Sep 28, 2016 at 10:08 pm

Khasi Women Wisdom

Update posted by Jessica White

Samantha B Marbaniang, who was born in Meghalaya has grown up in a society where women were able to live alone bringing up sometimes up to five children. Women would most probably not have the same respect had they been faced with the same circumstances elsewhere in India.

Having a snack in the late summer warmth in Munich with an Anthropologist from Germany who was studying youth culture of the Khasi tribe, we discussed the simplified face which people on the outside see of a community and how this is contrasted with the complexity of a community once you delved deeper and live within it.

Samantha, a strong, independent working woman herself wears her confidence easily. I wonder how other women who have lived in different parts of the world other than Meghalaya have felt working side by side men in sometimes male dominated professions and if there is a difference to the kind of accepted respect that comes with growing up and living within a matrilineal society. We discuss how the status of women has had ramifications for men in Meghalaya, who have become like guardians to matrilineal line, but are often found in bars in packs, sometimes over-drinking till late.

In the next update I will telling you about Mayfereen who I will be meeting out in Meghalaya.
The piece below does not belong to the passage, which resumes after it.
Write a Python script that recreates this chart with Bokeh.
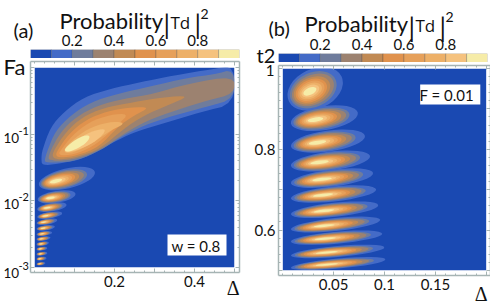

Mayfereen is the Founder of http://www.grassrootshillong.org/who is a strong advocate, ensure people to be in a position to upgrade their traditional skills, crafts and know-how from their culture so that they can participate in the global economy whilst being able to sustain themselves.

These stories from significant Khasi women are beginning to weave the tapestry that will be documented through an online, interactive exhibition where children, teenagers and adults can explore these women, their initiatives and the arts and crafts of the region. By depicting these stories through an online exhibition, this will enable us to find a way not only to understand and preserve the arts and crafts of this particular tribe, but also students, both young and old will have possibility to understand how the unique social framework and matrilineal society that has influenced the culture and arts of this region, so that there can be wider discussions about the changing frameworks and structures of society at large.

We are living in times where gender roles and societal structures are transforming, but sometimes we find ourselves going two steps forward and two steps back if we only look to our own immediate surroundings for answers. Perhaps by looking and learning more about this particular corner of the world in North India where roles are unique and somewhat upside down to what the majority is used to, perhaps then, through education we have chance to transform and make gender roles, broader, more encompassing, freer more imaginative and equal instead of restricting, oppressive, stereotypical and hate-ridden.

By giving access and learning from these societies that are co-existing on planet, we may have chance of moving beyond the constraints that bind us.